The Port of Baltimore is the busiest in the U.S. for handling cars and light trucks, processing nearly 850,000 units in 2023. It also managed around half a million passengers, 11.7 million tonnes of general cargo, and a record 1.1 million TEUs of containers last year.

With access to the Port of Baltimore cut off by the collapsed Francis Scott Key Bridge, cargo is expected to be diverted to nearby ports, including the ports of Virginia and New York/New Jersey.

In terms of container traffic, New York/New Jersey leads the northern part of the US East Coast with 59% of the throughput, according to Drewry. Virginia’s Hampton Roads terminals, primarily Norfolk International Terminal and Virginia International Gateway, handle about 25%, followed by Baltimore at 9%, and Philadelphia at 6%. The remaining traffic goes to Boston, Wilmington (Delaware), and other smaller terminals.

Drewry’s recent Port Throughput Forecast for North America shows a potential growth of +10.6% YoY for 2024. If Baltimore’s capacity is removed and its container volume is allocated across NY/NJ, Philadelphia, and Hampton Roads terminals, the average utilization rates in 2024 could reach as high as 79%. This high utilization, if sustained, could lead to terminal congestion, especially if the increase in utilization happens within a short period, Drewry says.

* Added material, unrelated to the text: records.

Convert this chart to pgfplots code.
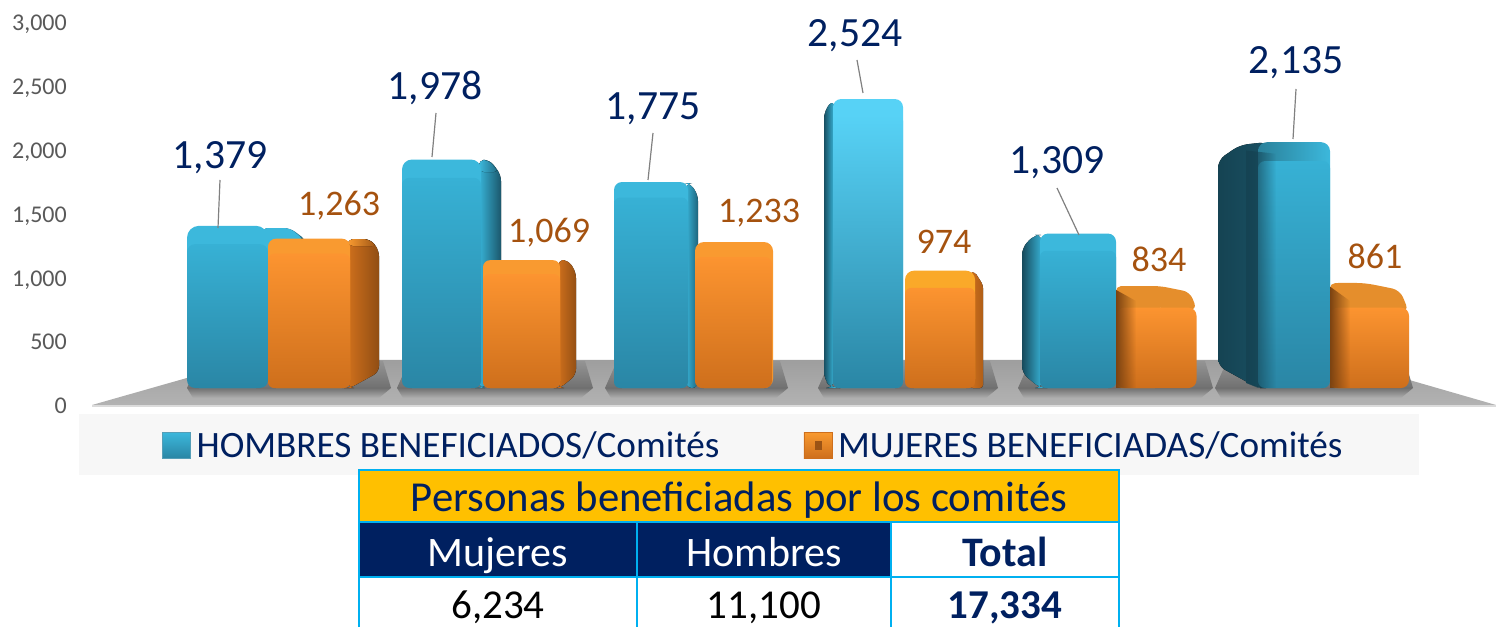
\documentclass[border=0pt]{standalone}
\usepackage{pgfplots}
\pgfplotsset{compat=1.18}
\usetikzlibrary{fadings}
\usepackage{fontspec}
\setmainfont{Carlito}
\definecolor{navy}{HTML}{002060}
\definecolor{lab}{HTML}{A5520F}
\definecolor{tick}{HTML}{595959}
\definecolor{bdr}{HTML}{00B0F0}
\definecolor{gold}{HTML}{FFC000}
\definecolor{bT}{HTML}{37B1D5}
\definecolor{bB}{HTML}{2A86A5}
\definecolor{bL}{HTML}{3CB8DC}
\definecolor{bH}{HTML}{57D2F6}
\definecolor{oT}{HTML}{FC9430}
\definecolor{oB}{HTML}{CE6F1C}
\definecolor{oL}{HTML}{F99A30}
\newcommand\vbar[5]{\addplot[ybar,forget plot,bar shift=0pt,bar width=#2pt,draw=none,rounded corners=#4pt,#5] coordinates {(#1,#3)};}
\newcommand\fbar[6]{\addplot[ybar,forget plot,bar shift=0pt,bar width=#2pt,draw=none,rounded corners=#5pt,#6,y filter/.code={\pgfmathparse{##1-#4}}] coordinates {(#1,#3)};}
\newcommand\vlab[5]{\addplot[forget plot,only marks,mark=none,point meta=explicit,nodes near coords,
  nodes near coords style={anchor=center,yshift=#3pt,text=#5,font=\fontsize{#4}{#4}\selectfont}] coordinates {(#1,#2) [#2]};}
\begin{document}
\begin{tikzpicture}[x=1pt,y=1pt]
\useasboundingbox (0,0) rectangle (1496,627);
\begin{scope}[yshift=627pt,y=-1pt]
  % floor
  \shade[top color=black!38,bottom color=black!30] (92,405) -- (250,360) -- (1340,360) -- (1496,405) -- cycle;
  \fill[black!14] (92,405) -- (1496,405) -- (1496,407) -- (92,407) -- cycle;
  % shadows on the floor
  \foreach \a/\b in {187/383,397/585,605/780,818/990,1018/1205,1215/1405}{
    \shade[top color=black!42,bottom color=black!56] (\a+12,361) -- (\b,361) -- (\b+8,388) -- (\a,388) -- cycle;
    \shade[top color=black!56,bottom color=black!31] (\a,388) -- (\b+8,388) -- (\b-4,398) -- (\a+6,398) -- cycle;
  }
  % legend band
  \fill[black!3] (79,414) rectangle (1419,475);
\end{scope}
% value axis
\begin{axis}[at={(75pt,222pt)},anchor=south west,scale only axis,width=1421pt,height=383pt,
  xmin=0,xmax=1,ymin=0,ymax=3000,xtick=\empty,ytick={0,500,...,3000},
  axis line style={draw=none},major tick length=0pt,tick label style={inner sep=0pt,text=tick,font=\fontsize{24}{26}\selectfont},
  y tick label style={/pgf/number format/1000 sep={,},/pgf/number format/assume math mode=true,xshift=-8pt,yshift=-3.5pt},
  typeset ticklabels with strut=false]
\end{axis}
% bars
\begin{axis}[at={(0pt,239pt)},anchor=south west,scale only axis,width=1496pt,height=348pt,
  xmin=0,xmax=1496,ymin=-85.8,ymax=3057.8,hide axis,clip=false,
  y coord trafo/.code={\pgfmathparse{(#1)+85.8}},
  /pgf/number format/1000 sep={,},/pgf/number format/assume math mode=true,
  legend columns=2,
  legend style={at={(0.1083,-0.1638)},anchor=west,draw=none,fill=none,inner sep=0pt,outer sep=0pt,
    font=\fontsize{37.2}{40}\selectfont,text=navy,
    /tikz/column 1/.style={column sep=6pt},/tikz/column 2/.style={column sep=84pt},/tikz/column 3/.style={column sep=6pt},
    /tikz/nodes={inner sep=0pt,outer sep=0pt}},
  legend cell align=left]
% H1
\fill[bB!80!black,rounded corners=6pt] (axis cs:262,1160.7) -- (axis cs:262,1359.5) -- (axis cs:290,1359.5) -- (axis cs:306,1251.1) -- (axis cs:306,1070.4) -- cycle;
\fill[bL,rounded corners=6pt] (axis cs:262,1196.9) -- (axis cs:262,1359.5) -- (axis cs:290,1359.5) -- (axis cs:304,1251.1) -- (axis cs:296,1196.9) -- cycle;
\vbar{227.5}{81}{1379}{12}{fill=bL}
\fbar{227.5}{81}{1379}{80}{8}{top color=bT,bottom color=bB}
% O1
\fill[left color=oB,right color=oB!70!black,rounded corners=6pt] (axis cs:348,-85.8) -- (axis cs:350,-85.8) -- (axis cs:379,58.7) -- (axis cs:379,1160.7) -- (axis cs:370,1260.1) -- (axis cs:348,1260.1) -- cycle;
\fill[left color=oL,right color=oB!75!black,rounded corners=5pt] (axis cs:348,1196.9) -- (axis cs:348,1260.1) -- (axis cs:368,1260.1) -- (axis cs:377,1196.9) -- cycle;
\vbar{309}{82}{1263}{8}{fill=oL}
\fbar{309}{82}{1263}{50}{6}{top color=oT,bottom color=oB}
% H2
\fill[left color=bT,right color=bB!65!black,rounded corners=6pt] (axis cs:479,-85.8) -- (axis cs:481,-85.8) -- (axis cs:501,4.5) -- (axis cs:501,1838.2) -- (axis cs:490,1973.8) -- (axis cs:479,1973.8) -- cycle;
\fill[left color=bL,right color=bB!75!black,rounded corners=5pt] (axis cs:479,1865.3) -- (axis cs:479,1973.8) -- (axis cs:488,1973.8) -- (axis cs:499,1865.3) -- cycle;
\vbar{441.5}{79}{1978}{10}{fill=bL}
\fbar{441.5}{79}{1978}{80}{7}{top color=bT,bottom color=bB}
% O2
\fill[left color=oB,right color=oB!72!black,rounded corners=6pt] (axis cs:558,-85.8) -- (axis cs:560,-85.8) -- (axis cs:576,31.6) -- (axis cs:576,962) -- (axis cs:568,1070.4) -- (axis cs:558,1070.4) -- cycle;
\vbar{521.5}{77}{1069}{7}{fill=oL}
\fbar{521.5}{77}{1069}{40}{6}{top color=oT,bottom color=oB}
% H3
\fill[left color=bT,right color=bB!75!black,rounded corners=6pt] (axis cs:686,-85.8) -- (axis cs:698,-85.8) -- (axis cs:698,1657.6) -- (axis cs:690,1766) -- (axis cs:686,1766) -- cycle;
\vbar{651}{74}{1775}{8}{fill=bL}
\fbar{651}{74}{1775}{55}{6}{top color=bT,bottom color=bB}
% O3
\vbar{734}{78}{1233}{9}{fill=oL}
\fbar{733.5}{77}{1233}{50}{7}{top color=oT,bottom color=oB}
% H4
\fill[left color=bB!60!black,right color=bT,rounded corners=8pt] (axis cs:834,-85.8) -- (axis cs:832,-85.8) -- (axis cs:824,-13.6) -- (axis cs:824,2420) -- (axis cs:834,2524.8) -- cycle;
\vbar{868}{70}{2524}{8}{fill=bH}
\fbar{868}{70}{2524}{55}{6}{top color=bH,bottom color=bB}
% O4
\fill[left color=oB,right color=oB!85!black,rounded corners=3pt] (axis cs:970,-85.8) -- (axis cs:983,-85.8) -- (axis cs:983,844.6) -- (axis cs:975,960) -- (axis cs:970,960) -- cycle;
\vbar{940}{70}{974}{9}{fill=oL!85!yellow}
\fbar{940}{70}{974}{70}{6}{top color=oT,bottom color=oB}
% H5
\fill[left color=bB!55!black,right color=bT,rounded corners=7pt] (axis cs:1042,-85.8) -- (axis cs:1040,-85.8) -- (axis cs:1022,49.6) -- (axis cs:1022,1179.1) -- (axis cs:1034,1296.3) -- (axis cs:1042,1296.3) -- cycle;
\vbar{1078}{76}{1309}{8}{fill=bL}
\fbar{1078}{76}{1309}{70}{6}{top color=bT,bottom color=bB}
% O5
\fill[oL!92!black,rounded corners=7pt] (axis cs:1116,663.9) -- (axis cs:1116,835.5) -- (axis cs:1160,835.5) -- (axis cs:1190,781.3) -- (axis cs:1197,618.7) -- cycle;
\vbar{1138}{44}{834}{5}{fill=oL!92!black}
\fbar{1156.5}{80}{834}{108}{8}{top color=oT,bottom color=oB}
\fill[oB!60!black,path fading=east] (axis cs:1116,-85.8) -- (axis cs:1136,-85.8) -- (axis cs:1136,700) -- (axis cs:1116,800) -- cycle;
% H6
\fill[left color=bB!50!black,right color=bB!60!black,rounded corners=8pt] (axis cs:1268,-85.8) -- (axis cs:1258,-85.8) -- (axis cs:1218,112.9) -- (axis cs:1218,1973.8) -- (axis cs:1240,2109.3) -- (axis cs:1268,2136.4) -- cycle;
\vbar{1294}{72}{2135}{9}{left color=bL!70!black,right color=bL}
\fbar{1294}{72}{2135}{85}{7}{top color=bT,bottom color=bB}
\fill[bB!50!black,path fading=east] (axis cs:1246,-40) -- (axis cs:1258,-85.8) -- (axis cs:1276,-85.8) -- (axis cs:1276,2030) -- (axis cs:1246,2060) -- cycle;
% O6
\fill[oL!92!black,rounded corners=8pt] (axis cs:1330,663.9) -- (axis cs:1330,862.7) -- (axis cs:1365,862.7) -- (axis cs:1400,799.4) -- (axis cs:1409,600.7) -- cycle;
\vbar{1347.5}{35}{861}{5}{fill=oL!92!black}
\fbar{1369.5}{79}{861}{135}{8}{top color=oT,bottom color=oB}
\fill[oB!60!black,path fading=east] (axis cs:1330,-85.8) -- (axis cs:1350,-85.8) -- (axis cs:1350,700) -- (axis cs:1330,830) -- cycle;
% labels
\vlab{220}{1379}{68}{41.6}{navy}
\vlab{339}{1263}{33}{36}{lab}
\vlab{435}{1978}{71.5}{41.6}{navy}
\vlab{549}{1069}{28}{36}{lab}
\vlab{653}{1775}{73}{41.6}{navy}
\vlab{759}{1233}{29}{36}{lab}
\vlab{855}{2524}{63.5}{41.6}{navy}
\vlab{944}{974}{29}{36}{lab}
\vlab{1057}{1309}{70.6}{41.6}{navy}
\vlab{1159}{834}{27}{36}{lab}
\vlab{1296}{2135}{79}{41.6}{navy}
\vlab{1375}{861}{27}{36}{lab}
\addlegendimage{legend image code/.code={\shade[top color=bL,bottom color=bB,draw=bB!80!white,line width=0.6pt] (0pt,-13pt) rectangle (28pt,13pt);}}
\addlegendentry{HOMBRES BENEFICIADOS/Comités}
\addlegendimage{legend image code/.code={\shade[top color=oL,bottom color=oB,draw=oB,line width=0.6pt] (0pt,-13pt) rectangle (28pt,13pt);\fill[oB!75!black] (11pt,-4pt) rectangle (17pt,4pt);}}
\addlegendentry{MUJERES BENEFICIADAS/Comités}
\end{axis}
\begin{scope}[yshift=627pt,y=-1pt]
  % leader lines
  \foreach \a/\b/\c/\d in {218/228/220/180,432/157/436/113,648/180/653/133,863/93/857/60,1079/235/1057/188,1293/139/1296/89}
    \draw[black!50,line width=1.2pt] (\a,\b) -- (\c,\d);
  % table
  \fill[gold] (359,470) rectangle (1119,522);
  \fill[navy] (359,522) rectangle (891,577);
  \draw[bdr,line width=2.5pt] (359,627) -- (359,470) -- (1119,470) -- (1119,627);
  \draw[bdr,line width=2.5pt] (359,522) -- (1119,522) (359,577) -- (1119,577);
  \draw[bdr,line width=2.5pt] (637,522) -- (637,627) (891,522) -- (891,627);
  \node[anchor=base,text=navy,font=\fontsize{42.7}{46}\selectfont] at (739,511) {Personas beneficiadas por los comités};
  \node[anchor=base,text=white,font=\fontsize{42}{46}\selectfont] at (498,566) {Mujeres};
  \node[anchor=base,text=white,font=\fontsize{42}{46}\selectfont] at (764,566) {Hombres};
  \node[anchor=base,text=navy,font=\fontsize{42}{46}\selectfont\bfseries] at (1005,566) {Total};
  \node[anchor=base,inner sep=0pt,text=black,font=\fontsize{41}{44}\selectfont] at (498,618) {6,234};
  \node[anchor=base,inner sep=0pt,text=black,font=\fontsize{41}{44}\selectfont] at (764,618) {11,100};
  \node[anchor=base,inner sep=0pt,text=navy,font=\fontsize{41}{44}\selectfont\bfseries] at (1005,618) {17,334};
\end{scope}
\end{tikzpicture}
\end{document}
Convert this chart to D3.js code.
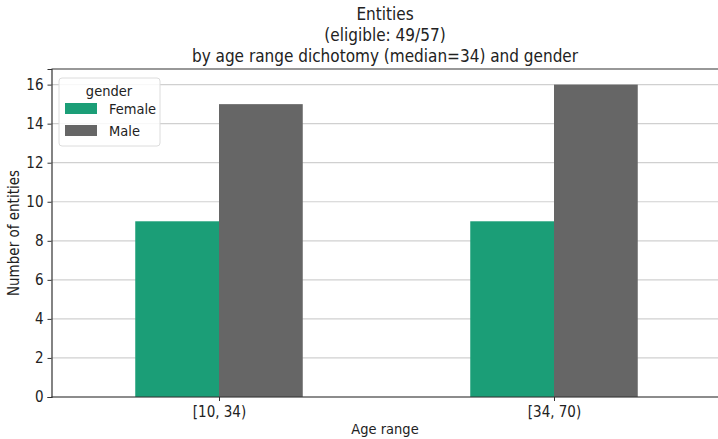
<!DOCTYPE html>
<html>
<head>
<meta charset="utf-8">
<script src="https://cdn.jsdelivr.net/npm/d3@7"></script>
<style>
  html, body { margin: 0; padding: 0; background: #fff; }
  svg { display: block; font-family: "DejaVu Sans Condensed", "DejaVu Sans", sans-serif; font-stretch: condensed; }
</style>
</head>
<body>
<svg id="chart" width="718" height="439"></svg>
<script>
// Counts of entities per age range, split by gender
const categories = ["[10, 34)", "[34, 70)"];
const genders = ["Female", "Male"];
const femaleCounts = [9, 9];
const maleCounts = [15, 16];
const yTicks = [0, 2, 4, 6, 8, 10, 12, 14, 16];
const titleLines = ["Entities", "(eligible: 49/57)", "by age range dichotomy (median=34) and gender"];
const colors = { Female: "#1b9e77", Male: "#666666" };

const series = { Female: femaleCounts, Male: maleCounts };

const svg = d3.select("#chart");
const margin = { left: 51.5, top: 69, right: 721.5, bottom: 397 };

// Positions 0..n-1 with half-unit padding, grouped bars 0.25 wide each
const x = d3.scaleLinear().domain([-0.5, categories.length - 0.5]).range([margin.left, margin.right]);
const y = d3.scaleLinear().domain([0, 16.8]).range([margin.bottom, margin.top]);
const barW = 0.25;

// Horizontal grid
svg.append("g").selectAll("line").data(yTicks).join("line")
  .attr("x1", margin.left).attr("x2", margin.right)
  .attr("y1", d => y(d)).attr("y2", d => y(d))
  .attr("stroke", "#d0d0d0").attr("stroke-width", 1.2);

// Bars
genders.forEach((g, gi) => {
  svg.append("g").selectAll("rect").data(series[g]).join("rect")
    .attr("x", (d, i) => x(i - barW + gi * barW))
    .attr("width", x(barW) - x(0))
    .attr("y", d => y(d))
    .attr("height", d => y(0) - y(d))
    .attr("fill", colors[g]);
});

// Axes
const yAxis = d3.axisLeft(y).tickValues(yTicks).tickSize(4).tickPadding(4);
const gy = svg.append("g").attr("transform", `translate(${margin.left},0)`).call(yAxis);
const xAxis = d3.axisBottom(x).tickValues(d3.range(categories.length))
  .tickFormat(i => categories[i]).tickSize(4).tickPadding(5);
const gx = svg.append("g").attr("transform", `translate(0,${margin.bottom})`).call(xAxis);
[gx, gy].forEach(g => {
  g.attr("font-family", null).attr("font-size", 15);
  g.selectAll("text").attr("fill", "#222");
  g.selectAll("line").attr("stroke", "#333").attr("stroke-width", 1);
  g.select(".domain").attr("stroke", "#333").attr("stroke-width", 1.2);
});
gx.select(".domain").remove();

// Frame lines
svg.append("line").attr("x1", margin.left).attr("x2", margin.right)
  .attr("y1", margin.bottom).attr("y2", margin.bottom).attr("stroke", "#333").attr("stroke-width", 1.2);
svg.append("line").attr("x1", margin.left).attr("x2", margin.right)
  .attr("y1", margin.top).attr("y2", margin.top).attr("stroke", "#333").attr("stroke-width", 1.2);

// Axis labels
svg.append("text").attr("x", 385).attr("y", 434)
  .attr("text-anchor", "middle").attr("font-size", 14.5).attr("fill", "#222").text("Age range");
svg.append("text").attr("transform", `translate(19,${(margin.top + margin.bottom) / 2}) rotate(-90)`)
  .attr("text-anchor", "middle").attr("font-size", 15).attr("fill", "#222").text("Number of entities");

// Title
svg.append("g").selectAll("text").data(titleLines).join("text")
  .attr("x", 385).attr("y", (d, i) => 20 + i * 21)
  .attr("text-anchor", "middle").attr("font-size", 17).attr("fill", "#222").text(d => d);

// Legend
const leg = svg.append("g").attr("transform", "translate(59,78)");
leg.append("rect").attr("width", 101).attr("height", 68).attr("rx", 3)
  .attr("fill", "#fff").attr("fill-opacity", 0.85).attr("stroke", "#dcdcdc");
leg.append("text").attr("x", 50).attr("y", 18).attr("text-anchor", "middle")
  .attr("font-size", 14.5).attr("fill", "#222").text("gender");
genders.forEach((g, i) => {
  leg.append("rect").attr("x", 6).attr("y", 25 + i * 22).attr("width", 32).attr("height", 11).attr("fill", colors[g]);
  leg.append("text").attr("x", 50).attr("y", 36 + i * 22).attr("font-size", 14.5).attr("fill", "#222").text(g);
});
</script>
</body>
</html>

Moreover, Drewry says pre-berthing waiting times, an indicator of overall terminal congestion, suggest that supply chains in this market may come under strain. In 2023, despite additional capacity and reduced volumes, waiting times in Baltimore and New York ports have only recently been controlled, averaging 0.2 day in February 2024. Meanwhile, in the Hampton Roads terminals, which had the highest utilization in 2023, waiting times remain at 0.5 day. The upcoming months may see these gateways put to the test.